Stockholm is Sweden’s economic and cultural center. The city, a sprawling archipelago of 14 islands, is known for its Royal Palace and waterside City Hall where Nobel Prize banquets are held. Did you know that Stockholm is built on 14 islands connected by 57 bridges? The bright city holds claims to being the “Capital of Scandinavia.”
Copenhagen began as a 12th-century fishing village. Today, visitors can enjoy a modern city rich in history. Main sights include the 17th century Stock Exchange and the Mermaid Statue commemorating Hans Christian Andersen. Copenhagen, Denmark, the many colorful houses and exclusive buildings surrounding the Nyhavn canal are nearly 350 years old.
The Best Things to See in Scandinavia
The Little Mermaid in Copenhagen, Denmark
The Little Mermaid in Copenhagen is the most popular tourist attraction in Denmark and one of the most photographed statues in the world. The famous statue in Copenhagen's harbor commemorates the Hans Christian Andersen story of the mermaid who gave up her life for the love of a prince.
The Aurora Borealis
Northern Lights in Scandinavia
One of the most spectacular things you can see in Scandinavia? The Aurora Borealis, or Northern Lights!
The fascinating lights are most likely to be seen above the Arctic Circle in Northern Scandinavia, Finland, and Iceland during cold winter nights when skies are very clear. Northern Norway is considered the most comfortable and interesting place to see the northern lights. Though you're never guaranteed a show, the best time to go hunting for the lights is approximately from October until the end of March.
Castles in Scandinavia
Vittskövle Castle, Sweden
Vittskövle Castle is one of the best-preserved Renaissance castles in the Nordic countries. Erected in the 16th-century as a defense structure., it is now a private residence.
Stockholm Palace, Sweden
Stockholm Palace or the Royal Palace the official residence and major royal palace of the Swedish monarch (the actual residence of King Carl XVI Gustaf and Queen Silvia is at Drottningholm Palace). The palace is used for representative purposes by the King whilst performing his duties as the head of state.
Drottningholm Palace, Sweden
Drottningholm Palace is Their Majesties King Carl XVI Gustaf and Queen Silvia’s permanent home residence. The rooms in the southern wing of the palace are reserved for this purpose. The rest of the palace and grounds are open to the public year-round.
Continuing the epic scenery, the Flåm Railway is known as the most beautiful train journey globally!

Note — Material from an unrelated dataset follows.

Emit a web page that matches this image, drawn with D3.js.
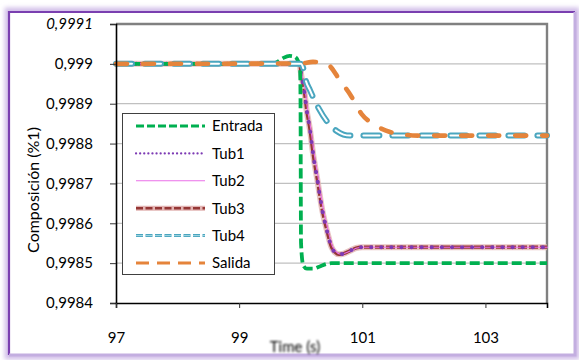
<!DOCTYPE html>
<html>
<head>
<meta charset="utf-8">
<script src="https://cdn.jsdelivr.net/npm/d3@7"></script>
<style>
  html, body { margin: 0; padding: 0; background: #ffffff; }
  svg { display: block; }
  text { font-family: Lato, "Open Sans", "Liberation Sans", sans-serif; fill: #000; }
</style>
</head>
<body>
<svg id="chart" width="579" height="360"></svg>
<script>
// ---- Data: composition vs. time for each stage ----
const xTicks = [97, 99, 101, 103];
const yTicks = [0.9984, 0.9985, 0.9986, 0.9987, 0.9988, 0.9989, 0.999, 0.9991];
const yTickLabels = ["0,9984", "0,9985", "0,9986", "0,9987", "0,9988", "0,9989", "0,999", "0,9991"];

const entradaT = [97, 99.55, 99.62, 99.72, 99.82, 99.9, 99.96, 99.99, 99.997, 100.005, 100.04, 100.1, 100.2, 100.3, 100.42, 100.5, 104];
const entradaV = [0.999, 0.999, 0.999005, 0.999015, 0.99902, 0.999018, 0.999006, 0.99899, 0.9989, 0.99855, 0.998495, 0.998486, 0.998486, 0.998491, 0.998498, 0.9985, 0.9985];

const tubT  = [97, 99.98, 100.01, 100.05, 100.1, 100.15, 100.2, 100.27, 100.35, 100.43, 100.5, 100.55, 100.62, 100.7, 100.8, 100.9, 101.0, 104];
const tub1V = [0.999, 0.999, 0.99897, 0.99894, 0.99888, 0.998835, 0.998775, 0.998709, 0.998633, 0.998579, 0.99854, 0.998528, 0.998522, 0.998524, 0.998531, 0.998538, 0.99854, 0.99854];
const tub2V = [0.999, 0.999, 0.99897, 0.99894, 0.99888, 0.998835, 0.998777, 0.998712, 0.998636, 0.998581, 0.998542, 0.99853, 0.998523, 0.998525, 0.998531, 0.998538, 0.99854, 0.99854];
const tub3V = [0.999, 0.999, 0.99897, 0.99894, 0.99888, 0.998835, 0.998775, 0.998709, 0.998633, 0.998579, 0.99854, 0.998528, 0.998522, 0.998524, 0.998531, 0.998538, 0.99854, 0.99854];

const tub4T = [97, 100.0, 100.04, 100.08, 100.15, 100.29, 100.44, 100.59, 100.8, 101.0, 104];
const tub4V = [0.999, 0.999, 0.99899, 0.99896, 0.998934, 0.998889, 0.998853, 0.998831, 0.99882, 0.99882, 0.99882];

const salidaT = [97, 99.99, 100.2, 100.35, 100.47, 100.63, 100.8, 100.99, 101.2, 101.45, 101.69, 101.93, 104];
const salidaV = [0.999, 0.999001, 0.999005, 0.999003, 0.998995, 0.99896, 0.998924, 0.998874, 0.998847, 0.998829, 0.998822, 0.99882, 0.99882];

const seriesNames = ["Entrada", "Tub1", "Tub2", "Tub3", "Tub4", "Salida"];

// ---- Layout ----
const svg = d3.select("#chart");
const W = 579, H = 360;
const plot = { left: 116, right: 547, top: 24, bottom: 303 };

const x = d3.scaleLinear().domain([97, 104]).range([plot.left, plot.right]);
const y = d3.scaleLinear().domain([0.9984, 0.9991]).range([plot.bottom, plot.top]);

const defs = svg.append("defs");
defs.append("filter").attr("id", "glow").attr("x", "-5%").attr("y", "-5%").attr("width", "110%").attr("height", "110%")
  .append("feGaussianBlur").attr("stdDeviation", 2.2);
defs.append("filter").attr("id", "soft").attr("x", "-10%").attr("y", "-10%").attr("width", "120%").attr("height", "120%")
  .append("feGaussianBlur").attr("stdDeviation", 0.8);

// ---- Outer frame with lavender glow ----
const fr = { x0: 9, y0: 12, x1: 575, y1: 355 };
svg.append("rect")
  .attr("x", fr.x0).attr("y", fr.y0).attr("width", fr.x1 - fr.x0).attr("height", fr.y1 - fr.y0)
  .attr("fill", "none").attr("stroke", "#d2bfe9").attr("stroke-width", 9).attr("filter", "url(#glow)");
svg.append("rect")
  .attr("x", fr.x0).attr("y", fr.y0).attr("width", fr.x1 - fr.x0).attr("height", fr.y1 - fr.y0)
  .attr("fill", "#ffffff").attr("stroke", "none");
svg.append("path")
  .attr("d", `M${fr.x1},${fr.y0}H${fr.x0}V${fr.y1}`)
  .attr("fill", "none").attr("stroke", "#7a3fb0").attr("stroke-width", 2.2);
svg.append("path")
  .attr("d", `M${fr.x0},${fr.y1}H${fr.x1}V${fr.y0}`)
  .attr("fill", "none").attr("stroke", "#c3aee0").attr("stroke-width", 3);

// ---- Gridlines ----
svg.append("g")
  .selectAll("line")
  .data(yTicks.slice(1, -1))
  .join("line")
  .attr("x1", plot.left).attr("x2", plot.right)
  .attr("y1", d => y(d)).attr("y2", d => y(d))
  .attr("stroke", "#c0c0c0").attr("stroke-width", 1.2);

// ---- Plot frame (top / right) ----
svg.append("path")
  .attr("d", `M${plot.left},${plot.top}H${plot.right}V${plot.bottom}`)
  .attr("fill", "none").attr("stroke", "#808080").attr("stroke-width", 2.4);

// ---- Series ----
const line = d3.line().curve(d3.curveMonotoneX);
const pts = (T, V) => T.map((t, i) => [x(t), y(V[i])]);

const gSeries = svg.append("g");

// Tub3: dark red dashes with a pale halo
gSeries.append("path").attr("d", line(pts(tubT, tub3V)))
  .attr("fill", "none").attr("stroke", "#e2b4b3").attr("stroke-width", 6).attr("stroke-opacity", 0.8);
gSeries.append("path").attr("d", line(pts(tubT, tub3V)))
  .attr("fill", "none").attr("stroke", "#953735").attr("stroke-width", 3.2)
  .attr("stroke-dasharray", "9,2");

// Tub2: thin pink line
gSeries.append("path").attr("d", line(pts(tubT, tub2V).map(p => [p[0] + 1, p[1]])))
  .attr("fill", "none").attr("stroke", "#ea6fe8").attr("stroke-width", 1.1);

// Tub1: purple round dots
gSeries.append("path").attr("d", line(pts(tubT, tub1V)))
  .attr("fill", "none").attr("stroke", "#7d3bb4").attr("stroke-width", 4)
  .attr("stroke-linecap", "round").attr("stroke-dasharray", "0.1,10");

// Entrada: green dashes
gSeries.append("path").attr("d", line(pts(entradaT, entradaV)))
  .attr("fill", "none").attr("stroke", "#00b050").attr("stroke-width", 3.8)
  .attr("stroke-dasharray", "10,4");

// Tub4: hollow teal dashes
gSeries.append("path").attr("d", line(pts(tub4T, tub4V)))
  .attr("fill", "none").attr("stroke", "#4aa6bf").attr("stroke-width", 6)
  .attr("stroke-linecap", "round").attr("stroke-dasharray", "16,13");
gSeries.append("path").attr("d", line(pts(tub4T, tub4V)))
  .attr("fill", "none").attr("stroke", "#ffffff").attr("stroke-width", 2)
  .attr("stroke-linecap", "round").attr("stroke-dasharray", "16,13");

// Salida: long orange dashes
gSeries.append("path").attr("d", line(pts(salidaT, salidaV)))
  .attr("fill", "none").attr("stroke", "#e5843b").attr("stroke-width", 4.6)
  .attr("stroke-linecap", "round").attr("stroke-dasharray", "11,16");

// ---- Axes ----
const yAxis = d3.axisLeft(y).tickValues(yTicks).tickSize(6).tickPadding(17)
  .tickFormat((d, i) => yTickLabels[i]);
const gy = svg.append("g").attr("transform", `translate(${plot.left},0)`).call(yAxis);
gy.select(".domain").attr("stroke", "#000").attr("stroke-width", 1.6);
gy.selectAll(".tick line").attr("stroke", "#333").attr("stroke-width", 1);
gy.selectAll(".tick text").attr("font-size", 15).attr("font-family", "Lato, sans-serif").attr("fill", "#111");
gy.selectAll(".tick text").filter((d, i) => i === yTicks.length - 1)
  .attr("font-style", "italic");

const xAxis = d3.axisBottom(x).tickValues(xTicks).tickSize(5).tickPadding(24).tickFormat(d => String(d));
const gx = svg.append("g").attr("transform", `translate(0,${plot.bottom})`).call(xAxis);
gx.select(".domain").attr("stroke", "#000").attr("stroke-width", 1.6);
gx.selectAll(".tick line").attr("stroke", "#333").attr("stroke-width", 1);
gx.selectAll(".tick text").attr("font-size", 15).attr("font-family", "Lato, sans-serif").attr("fill", "#111");

// ---- Axis titles ----
svg.append("text")
  .attr("transform", "translate(39,190) rotate(-90)")
  .attr("text-anchor", "middle")
  .attr("font-size", 16)
  .text("Composición (%1)");

svg.append("text")
  .attr("x", 295).attr("y", 352)
  .attr("text-anchor", "middle")
  .attr("font-size", 15)
  .attr("filter", "url(#soft)")
  .text("Time (s)");

// ---- Legend ----
const lg = svg.append("g");
lg.append("rect")
  .attr("x", 122.5).attr("y", 113.5).attr("width", 152).attr("height", 161)
  .attr("fill", "#ffffff").attr("stroke", "#404040").attr("stroke-width", 1);

const rowY = d3.scalePoint().domain(seriesNames).range([126, 263]);
const sx0 = 136, sx1 = 205;
const legendStyles = {
  Entrada: [{ stroke: "#00b050", w: 3, dash: "8,3" }],
  Tub1:    [{ stroke: "#7d3bb4", w: 2.2, dash: "0.1,4", cap: "round" }],
  Tub2:    [{ stroke: "#ea6fe8", w: 1.1 }],
  Tub3:    [{ stroke: "#e2b4b3", w: 5 }, { stroke: "#953735", w: 2.4, dash: "7,2.5" }],
  Tub4:    [{ stroke: "#4aa6bf", w: 3, dash: "7,2.5" }, { stroke: "#bfe3ec", w: 0.8, dash: "7,2.5" }],
  Salida:  [{ stroke: "#e5843b", w: 3, dash: "13,8" }]
};
seriesNames.forEach(name => {
  const yy = rowY(name);
  legendStyles[name].forEach(s => {
    lg.append("line")
      .attr("x1", sx0).attr("x2", sx1).attr("y1", yy).attr("y2", yy)
      .attr("stroke", s.stroke).attr("stroke-width", s.w)
      .attr("stroke-dasharray", s.dash || null)
      .attr("stroke-linecap", s.cap || "butt");
  });
  lg.append("text")
    .attr("x", 212).attr("y", yy).attr("dy", "0.36em")
    .attr("font-size", 15)
    .text(name);
});
</script>
</body>
</html>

Flåm Railway (Flamsbana), Norway
Flåm Railway (Flamsbana) is a spectacular train journey that offers a panoramic view of some of the wildest and most magnificent nature in the Norwegian fjord landscape.
On the 20 km-long train ride between Myrdal and Flåm, you can see rivers that cut through deep ravines, waterfalls cascading down the side of steep, snow-capped mountains, and mountain farms clinging dizzily to sheer slopes.
Oh, and we didn’t forget the food…
A staple at Swedish celebrations, smorgastarta is a savory sandwich cake made of several layers of white or light rye bread with creamy fillings. Mayo is a must and the garnish is just as important as the fillings! As strange as it seems, it’s truly worth it to try a slice!
Gravlax or dill-cured salmon is always featured on the Swedish smorgasbord. Pair fish and a Swedish Ale, and you’re all set for a delicious meal.
Heart-shaped waffles are the epitome of Nordic hospitality and warmth. Waffles are just as important to Norwegians as the croissant is to the French.
Swedish pancakes are traditionally eaten as a dessert after pea soup on Thursdays. You can eat Swedish pancakes with jam, ice cream, and/or whipped cream. Other common toppings are fresh berries and powdered sugar.
Köttbullar, Swedish Meatballs
Köttbullar are known all over the world as Swedish meatballs. The traditional way to serve them is with a cream sauce, pressgurka (pressed cucumber), rårörda lingon (lingonberry sauce) and potatismos (mashed potatoes). The Swedish meatball recipe can be served with boiled potatoes or egg noodles as well.